Quartett review – dour and discomforting but ultimately rewarding

This article is more than 9 years old
Linbury Studio, London
A confident performance of Luca Francesconi's nihilistic opera, with its sexual schemers and visions of the apocalypse, makes for a challenging experience

Premiered at La Scala, Milan, in 2011, Luca Francesconi's Quartett arrives for a run at the Linbury in a new staging by John Fulljames. The composer's own libretto derives from Heiner Müller's play of the same name, first performed in 1982 and itself based on Laclos' 18th-century novel, Les Liaisons Dangereuses.

As with Müller's drama, though, the opera is no straightforward adaptation of the book: it is set simultaneously in a salon before the French revolution and in a bunker following world war three. Laclos' sexual schemers, the Vicomte de Valmont and the Marquise de Merteuil, play themselves and each other, but also double as their two victims, thus completing the quartet of the title; in the first of two casts, the amoral aristocrats are sung with unstinting commitment, both vocal and physical, by baritone Leigh Melrose and mezzo Kirstin Chávez.

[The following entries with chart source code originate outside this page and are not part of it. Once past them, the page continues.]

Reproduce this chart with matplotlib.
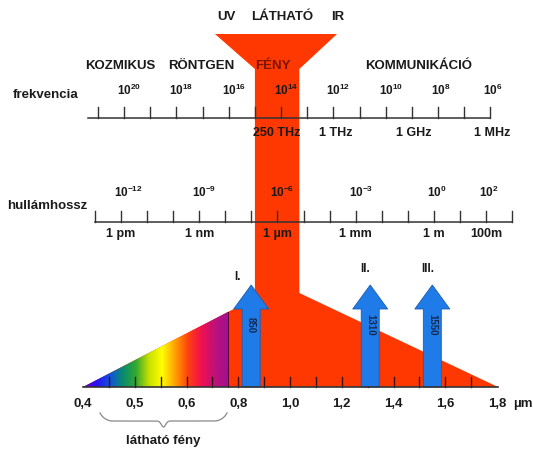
import numpy as np
import matplotlib.pyplot as plt
from matplotlib.patches import Polygon, FancyArrow
from matplotlib.colors import LinearSegmentedColormap

plt.rcParams['font.family'] = ['Liberation Sans', 'DejaVu Sans']
plt.rcParams['mathtext.fontset'] = 'custom'
plt.rcParams['mathtext.rm'] = 'Liberation Sans'
plt.rcParams['mathtext.bf'] = 'Liberation Sans:bold'

# --- data -------------------------------------------------------------
band_names = ['KOZMIKUS', 'RÖNTGEN', 'FÉNY', 'KOMMUNIKÁCIÓ']
band_freq_exp = [20.15, 17.05, 14.3, 8.75]          # label centre on the frequency scale
light_names = ['UV', 'LÁTHATÓ', 'IR']
light_freq_exp = [16.1, 13.95, 11.85]

freq_exps = [20, 18, 16, 14, 12, 10, 8, 6]
freq_named = [2.5e14, 1e12, 1e9, 1e6]
freq_named_labels = ['250 THz', '1 THz', '1 GHz', '1 MHz']

wl_exps = [-12, -9, -6, -3, 0, 2]
wl_named_labels = ['1 pm', '1 nm', '1 µm', '1 mm', '1 m', '100m']

um_values = [0.4, 0.5, 0.6, 0.8, 1.0, 1.2, 1.4, 1.6, 1.8]
um_labels = ['0,4', '0,5', '0,6', '0,8', '1,0', '1,2', '1,4', '1,6', '1,8']
visible_end = 0.76

windows = ['I.', 'II.', 'III.']
window_nm = [850, 1310, 1550]

rainbow = ['#6a00c0', '#2a10f0', '#1050e0', '#0a8a70', '#30a830', '#c8e000', '#ffff00',
           '#ffa000', '#ff4010', '#f01050', '#c0107a', '#a01090']

RED = '#fe3800'
BLUE = '#1f7be8'
INK = '#1a1a1a'


# --- scales (pixel layout of the figure) -------------------------------
def freq_x(e):
    return 98 + (21 - e) * 26.15


def wl_x(e):
    return 95 + (e + 13) * 26.07


def um_x(v):
    return 83 + 51.75 * np.interp(v, um_values, np.arange(len(um_values)))


fig = plt.figure(figsize=(5.33, 4.53), dpi=100)
ax = fig.add_axes([0, 0, 1, 1])
ax.set_xlim(0, 533)
ax.set_ylim(453, 0)
ax.axis('off')

bold = dict(fontweight='bold', color=INK)
FS = 9.5

# red funnel / spectrum shape
base_y = 387
x0, x1 = um_x(0.4), um_x(1.8) + 1
xv = um_x(visible_end)
slope = (base_y - 312) / (xv - x0)
stem_l, stem_r = freq_x(15.0), freq_x(13.3)
shape = [(x0, base_y), (stem_l, base_y - slope * (stem_l - x0)), (stem_l, 69),
         (215, 34), (337, 34), (stem_r, 69), (stem_r, 293), (x1, base_y)]
ax.add_patch(Polygon(shape, closed=True, fc=RED, ec='none', zorder=1))

# visible light gradient
tri = Polygon([(x0, base_y), (xv, base_y - slope * (xv - x0)), (xv, base_y)],
              closed=True, fc='none', ec='none')
ax.add_patch(tri)
cmap = LinearSegmentedColormap.from_list('vis', rainbow)
grad = np.linspace(0, 1, 256)[None, :]
im = ax.imshow(grad, cmap=cmap, extent=(x0, xv, base_y, 300), aspect='auto', zorder=2)
im.set_clip_path(tri)
ax.plot([xv, xv], [base_y, base_y - slope * (xv - x0)], color='#5a0030', lw=0.8, zorder=2)
ax.set_xlim(0, 533)
ax.set_ylim(453, 0)

# frequency axis
fy = 118
ax.plot([freq_x(21.4), freq_x(6)], [fy, fy], color='#333333', lw=1.1, zorder=3)
for e in range(6, 22):
    ax.plot([freq_x(e)] * 2, [fy, fy - 11], color='#333333', lw=1, zorder=3)
for e in freq_exps:
    ax.text(freq_x(e) - 7, 90, r'$\mathbf{10^{%d}}$' % e, fontsize=8.5, ha='left',
            va='center', zorder=5, color=INK)
for f, lab in zip(freq_named, freq_named_labels):
    ax.text(freq_x(np.log10(f)) + (6 if f > 1e13 else 2), 133, lab, fontsize=9, ha='center',
            va='center', zorder=5, **bold)
ax.text(46, 95, 'frekvencia', fontsize=FS, ha='center', va='center', zorder=5, **bold)

# wavelength axis
wy = 222
ax.plot([wl_x(-13), wl_x(3)], [wy, wy], color='#333333', lw=1.1, zorder=3)
for e in range(-13, 4):
    ax.plot([wl_x(e)] * 2, [wy, wy - 11], color='#333333', lw=1, zorder=3)
for e, lab in zip(wl_exps, wl_named_labels):
    ax.text(wl_x(e) - 7, 192, r'$\mathbf{10^{%d}}$' % e, fontsize=8.5, ha='left',
            va='center', zorder=5, color=INK)
    ax.text(wl_x(e), 234, lab, fontsize=9, ha='center', va='center', zorder=5, **bold)
ax.text(47, 206, 'hullámhossz', fontsize=FS, ha='center', va='center', zorder=5, **bold)

# band names
for name, e in zip(band_names, band_freq_exp):
    col = '#7a1500' if name == 'FÉNY' else INK
    ax.text(freq_x(e), 66, name, fontsize=FS, ha='center', va='center', zorder=5,
            fontweight='bold', color=col)
for name, e in zip(light_names, light_freq_exp):
    ax.text(freq_x(e), 17, name, fontsize=FS, ha='center', va='center', zorder=5, **bold)

# bottom micrometre axis
for k in range(1, 16):
    xt = um_x(um_values[0]) + 51.75 * k / 2
    ax.plot([xt, xt], [base_y, base_y - 10], color='#3a1010', lw=1, zorder=3)
for i, lab in enumerate(um_labels):
    ax.text(um_x(um_values[i]), 404, lab, fontsize=FS, ha='center', va='center', zorder=5, **bold)
ax.text(523, 404, 'µm', fontsize=FS, ha='center', va='center', zorder=5, **bold)

# transmission windows
for lab, nm, dy in zip(windows, window_nm, [277, 269, 269]):
    xa = um_x(nm / 1000)
    ax.add_patch(FancyArrow(xa, base_y, 0, 285 - base_y, width=18, head_width=35,
                            head_length=24, length_includes_head=True,
                            fc=BLUE, ec='#1b5cb0', lw=0.6, zorder=4))
    ax.text(xa, 325, str(nm), fontsize=7, rotation=-90, ha='center', va='center',
            color='#142850', fontweight='bold', zorder=5)
    ax.text(xa - 14 if lab == 'I.' else xa - 5, dy, lab, fontsize=8.5, ha='center',
            va='center', zorder=5, **bold)
ax.plot([x0, x1], [base_y, base_y], color='#333333', lw=1.2, zorder=4.5)

# brace under the visible range
bx = np.linspace(100, 227, 200)
bm = (100 + 227) / 2
t = np.abs(bx - bm) / (bm - 100)
by = 413 + 9 * (1 - np.exp(-((1 - t) / 0.08)))
by = np.minimum(by, 421) + 6 * np.exp(-((bx - bm) / 3.0) ** 2)
ax.plot(bx, by, color='#888888', lw=0.9, zorder=5)
ax.text(bm, 441, 'látható fény', fontsize=FS, ha='center', va='center', zorder=5, **bold)

fig.savefig('out.png', dpi=100)
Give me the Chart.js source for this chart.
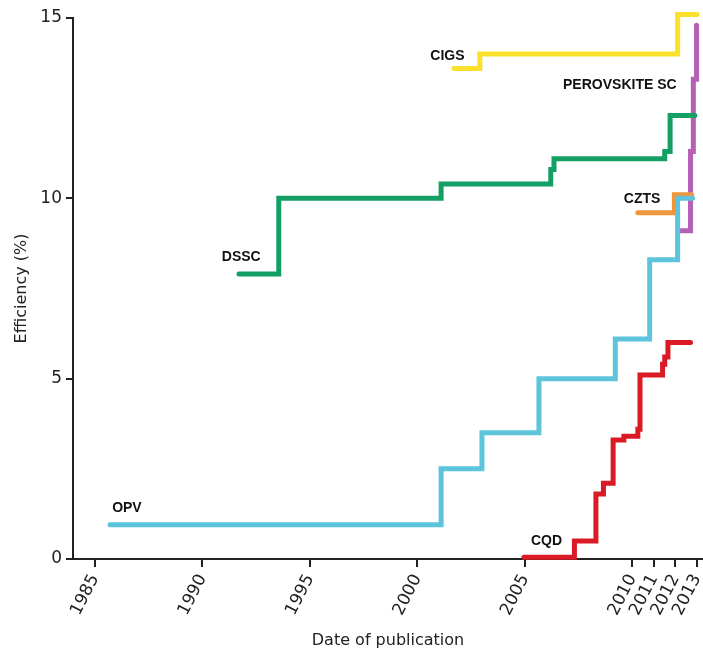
<!DOCTYPE html>
<html><head><meta charset="utf-8">
<script src="https://cdn.jsdelivr.net/npm/chart.js@4/dist/chart.umd.min.js"></script>
<style>html,body{margin:0;padding:0;background:#fff;}</style>
</head><body>
<canvas id="c" width="703" height="655"></canvas>
<script>
// ---- data ----
const xTickYears = [1985, 1990, 1995, 2000, 2005, 2010, 2011, 2012, 2013];
const yTickValues = [0, 5, 10, 15];

const dsscYears = [1991.7, 1993.55, 2001.1, 2006.2, 2006.35, 2011.5, 2011.75, 2012.9];
const dsscEff   = [7.9, 10.0, 10.4, 10.8, 11.1, 11.3, 12.3, 12.3];

const opvYears = [1985.7, 2001.1, 2003.0, 2005.65, 2009.2, 2010.8, 2012.1, 2012.8];
const opvEff   = [0.95, 2.5, 3.5, 5.0, 6.1, 8.3, 10.0, 10.0];

const cqdYears = [2004.95, 2007.3, 2008.3, 2008.65, 2009.1, 2009.6, 2010.25, 2010.35, 2011.4, 2011.5, 2011.65, 2012.7];
const cqdEff   = [0.05, 0.5, 1.8, 2.1, 3.3, 3.4, 3.6, 5.1, 5.4, 5.6, 6.0, 6.0];

const cigsYears = [2001.7, 2002.9, 2012.1, 2013.0];
const cigsEff   = [13.6, 14.0, 15.1, 15.1];

const cztsYears = [2010.25, 2011.95, 2012.75];
const cztsEff   = [9.6, 10.1, 10.1];

const perovYears = [2012.25, 2012.7, 2012.83, 2012.98];
const perovEff   = [9.1, 11.3, 13.3, 14.8];

const seriesNames = ['DSSC', 'OPV', 'CQD', 'CIGS', 'CZTS', 'PEROVSKITE SC'];
const labelYears  = [1990.9, 1985.8, 2005.28, 2000.6, 2009.6, 2006.77];
const labelEff    = [8.36, 1.42, 0.5, 13.94, 9.97, 13.14];

// ---- build ----
const pts = (xs, ys) => xs.map((x, i) => ({x: x, y: ys[i]}));
const colors = ['#14a064', '#5ec4dc', '#da1a24', '#fbe12c', '#f0963a', '#b55fb5'];
const seriesData = [
  pts(dsscYears, dsscEff), pts(opvYears, opvEff), pts(cqdYears, cqdEff),
  pts(cigsYears, cigsEff), pts(cztsYears, cztsEff), pts(perovYears, perovEff)
];

const labelPlugin = {
  id: 'seriesLabels',
  afterDatasetsDraw(chart) {
    const {ctx, scales: {x, y}} = chart;
    ctx.save();
    ctx.font = 'bold 14px "Liberation Sans", Arial, sans-serif';
    ctx.fillStyle = '#111';
    ctx.textAlign = 'left';
    ctx.textBaseline = 'middle';
    seriesNames.forEach((name, i) => {
      ctx.fillText(name, x.getPixelForValue(labelYears[i]), y.getPixelForValue(labelEff[i]));
    });
    ctx.restore();
  }
};

new Chart(document.getElementById('c'), {
  type: 'line',
  data: {
    datasets: seriesData.map((d, i) => ({
      label: seriesNames[i],
      data: d,
      borderColor: colors[i],
      backgroundColor: colors[i],
      borderWidth: 5,
      stepped: true,
      pointRadius: 0,
      fill: false,
      clip: false,
      borderCapStyle: 'round',
      borderJoinStyle: 'miter'
    }))
  },
  options: {
    responsive: false,
    animation: false,
    devicePixelRatio: 1,
    layout: {padding: {top: 18, left: 0, right: 0, bottom: 0}},
    plugins: {legend: {display: false}, tooltip: {enabled: false}},
    scales: {
      x: {
        type: 'linear',
        min: 1983.98,
        max: 2013.28,
        afterBuildTicks: s => { s.ticks = xTickYears.map(v => ({value: v})); },
        afterFit: s => { s.height = 96; s.paddingLeft = 0; s.paddingRight = 0; },
        ticks: {
          autoSkip: false, minRotation: 63, maxRotation: 63,
          font: {family: 'DejaVu Sans', size: 17}, color: '#222', padding: 4,
          callback: v => String(v)
        },
        grid: {drawOnChartArea: false, tickLength: 8, color: '#222', lineWidth: 2},
        border: {color: '#222', width: 2},
        title: {display: true, text: 'Date of publication', color: '#222',
          font: {family: 'DejaVu Sans', size: 16}, padding: {top: 0, bottom: 5}}
      },
      y: {
        type: 'linear',
        min: 0, max: 15,
        afterBuildTicks: s => { s.ticks = yTickValues.map(v => ({value: v})); },
        afterFit: s => { s.width = 73; s.paddingTop = 0; s.paddingBottom = 0; },
        ticks: {font: {family: 'DejaVu Sans', size: 17}, color: '#222', padding: 4,
          callback: v => String(v)},
        grid: {drawOnChartArea: false, tickLength: 7, color: '#222', lineWidth: 2},
        border: {color: '#222', width: 2},
        title: {display: true, text: 'Efficiency (%)', color: '#222',
          font: {family: 'DejaVu Sans', size: 16}, padding: {top: 12, bottom: 0}}
      }
    }
  },
  plugins: [labelPlugin]
});
</script>
</body></html>
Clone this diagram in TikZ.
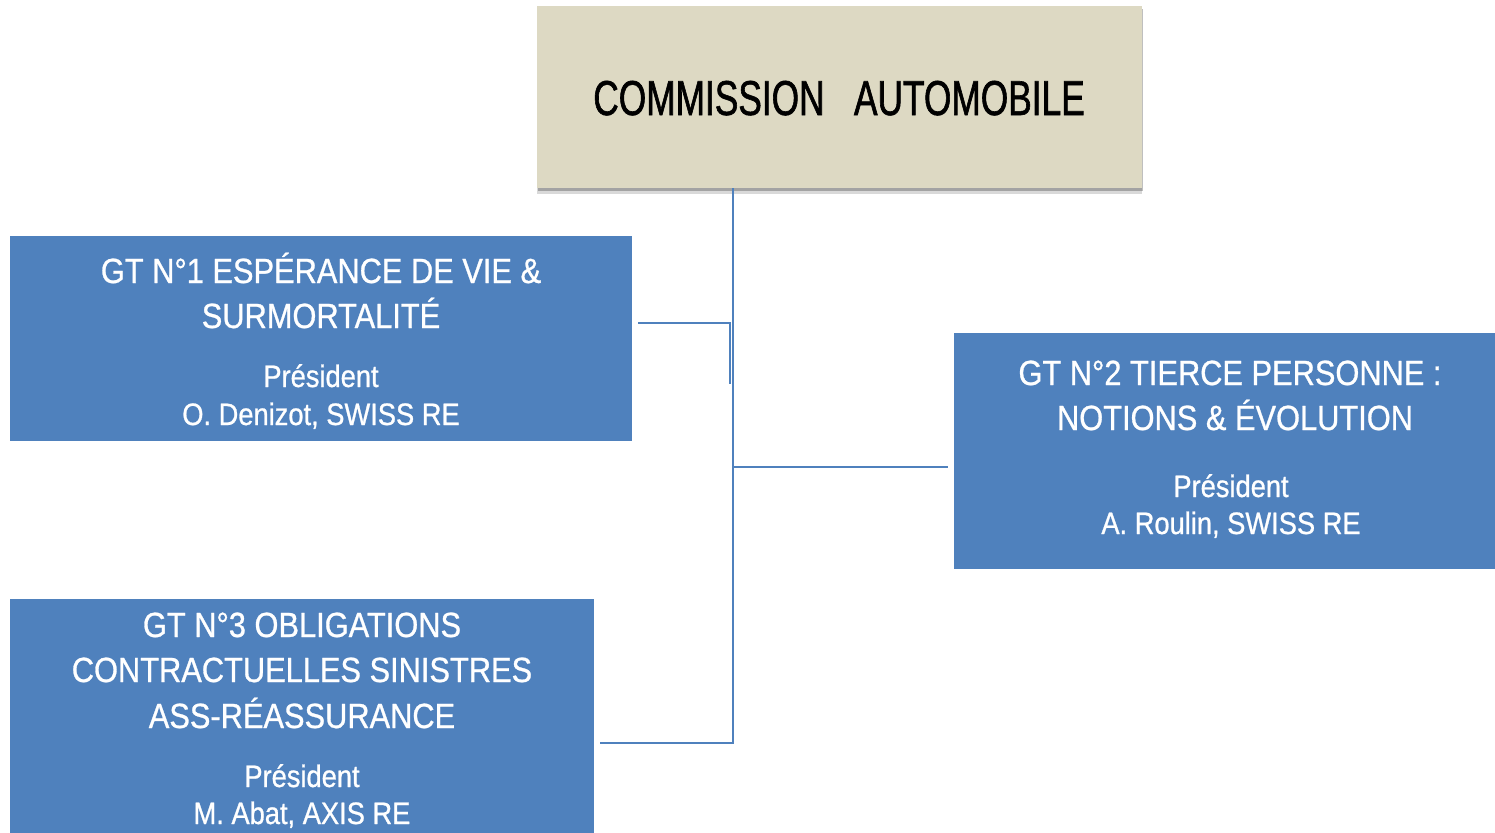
\documentclass[tikz,border=0pt]{standalone}
\usepackage{fontspec}
\setmainfont{Liberation Sans}[FakeStretch=0.88]
\newfontfamily\gtfont{Liberation Sans}[FakeStretch=0.88, FakeBold=0.8]
\newfontfamily\comfont{Liberation Sans}[FakeStretch=0.72, FakeBold=1.2]
\usetikzlibrary{positioning,calc,shadows}
\definecolor{gtblue}{HTML}{4F81BD}
\definecolor{combeige}{HTML}{DDD9C3}
\tikzset{
	gtbox/.style={fill=gtblue, anchor=north west, inner sep=0pt},
	combox/.style={fill=combeige, anchor=north west, inner sep=0pt,
		drop shadow={shadow xshift=0pt, shadow yshift=-6pt, opacity=0.15, fill=black},
		drop shadow={shadow xshift=1pt, shadow yshift=-3pt, opacity=0.25, fill=black}},
	gttitle/.style={anchor=base, inner sep=0pt, text=white, font=\gtfont\fontsize{35}{42}\selectfont},
	gtpres/.style={anchor=base, inner sep=0pt, text=white, font=\gtfont\fontsize{31}{36}\selectfont},
	link/.style={draw=gtblue, line width=2.6pt}
}
\begin{document}
\begin{tikzpicture}[x=1pt, y=-1pt]
		\useasboundingbox (0,0) rectangle (1495,832);
		% boxes
		\node[combox, minimum width=605pt, minimum height=182pt] (com) at (537,6) {};
		\node[gtbox, minimum width=622pt, minimum height=205pt] (gt1) at (10,236) {};
		\node[gtbox, minimum width=541pt, minimum height=236pt] (gt2) at (954,333) {};
		\node[gtbox, minimum width=584pt, minimum height=260pt] (gt3) at (10,599) {};
		% texts
		\node[anchor=base, inner sep=0pt, font=\comfont\fontsize{49}{56}\selectfont] (comt) at (839,115) {COMMISSION\ \ \ AUTOMOBILE};
		\node[gttitle] (gt1a) at (321,283) {GT N°1 ESPÉRANCE DE VIE \&};
		\node[gttitle] (gt1b) at (321,328) {SURMORTALITÉ};
		\node[gtpres] (gt1c) at (321,387) {Président};
		\node[gtpres] (gt1d) at (321,425) {O. Denizot, SWISS RE};
		\node[gttitle] (gt2a) at (1230,385) {GT N°2 TIERCE PERSONNE :};
		\node[gttitle] (gt2b) at (1235,430) {NOTIONS \& ÉVOLUTION};
		\node[gtpres] (gt2c) at (1231,497) {Président};
		\node[gtpres] (gt2d) at (1231,534) {A. Roulin, SWISS RE};
		\node[gttitle] (gt3a) at (302,637) {GT N°3 OBLIGATIONS};
		\node[gttitle] (gt3b) at (302,682) {CONTRACTUELLES SINISTRES};
		\node[gttitle] (gt3c) at (302,728) {ASS-RÉASSURANCE};
		\node[gtpres] (gt3d) at (302,787) {Président};
		\node[gtpres] (gt3e) at (302,824) {M. Abat, AXIS RE};
		% connectors
		\coordinate (j1) at (733,467);
		\coordinate (j2) at (730,323);
		\coordinate (j2e) at (730,384);
		\coordinate (j3) at (733,743);
		\draw[link] (com.south -| j1) -- (j1) -- ($(j1 -| gt2.west)+(-6,0)$);
		\draw[link] ($(j2 -| gt1.east)+(6,0)$) -- (j2) -- (j2e);
		\draw[link] (j1) -- (j3) -- ($(j3 -| gt3.east)+(6,0)$);
	\end{tikzpicture}
\end{document}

Deliberately, there is little left in the theatrical version of Laclos' narrative other than the combative, competitive game-playing between Valmont and Merteuil, which ends with him drinking poisoned wine and her watching him die. The result is uncompromisingly bleak, though whereas Müller claimed his play, cryptically, to be "a reflection on the problem of terrorism", Francesconi instead speaks of "a tragic and nihilistic delirium".

Dense and multilayered, the score is 80 minutes long. Recorded elements involving the Chorus and Orchestra of La Scala filter into the live performance, here confidently presented by the London Sinfonietta under Andrew Gourlay. In addition, electronic and computer music provide further constituents of the "fantastic multimedia machine" the composer believes contemporary opera ought to be.

On Soutra Gilmour's set, Fulljames's production plays out on a grungy platform where Valmont and Merteuil's few remaining possessions seem to be contained in a handful of plastic bags tied to railings. Above them hang strips of frayed white fabric, on which Ravi Deepres' film designs are projected. The orchestra is half hidden beneath.

The gaunt and astringent visuals are counterpointed by the invasively restless, unruly and multifarious score, out of whose texture fragments of past music fleetingly arise and disappear, almost before they can clearly register. Yet, in inundating the auditorium with sound, Francesconi does succeed in creating tension – especially later on, when the suggestion of a menacing fate threatening to annihilate the civilisation of which the two protagonists form such an inglorious close becomes palpable. The result is a dour and discomfiting evening – though ultimately a rewarding one.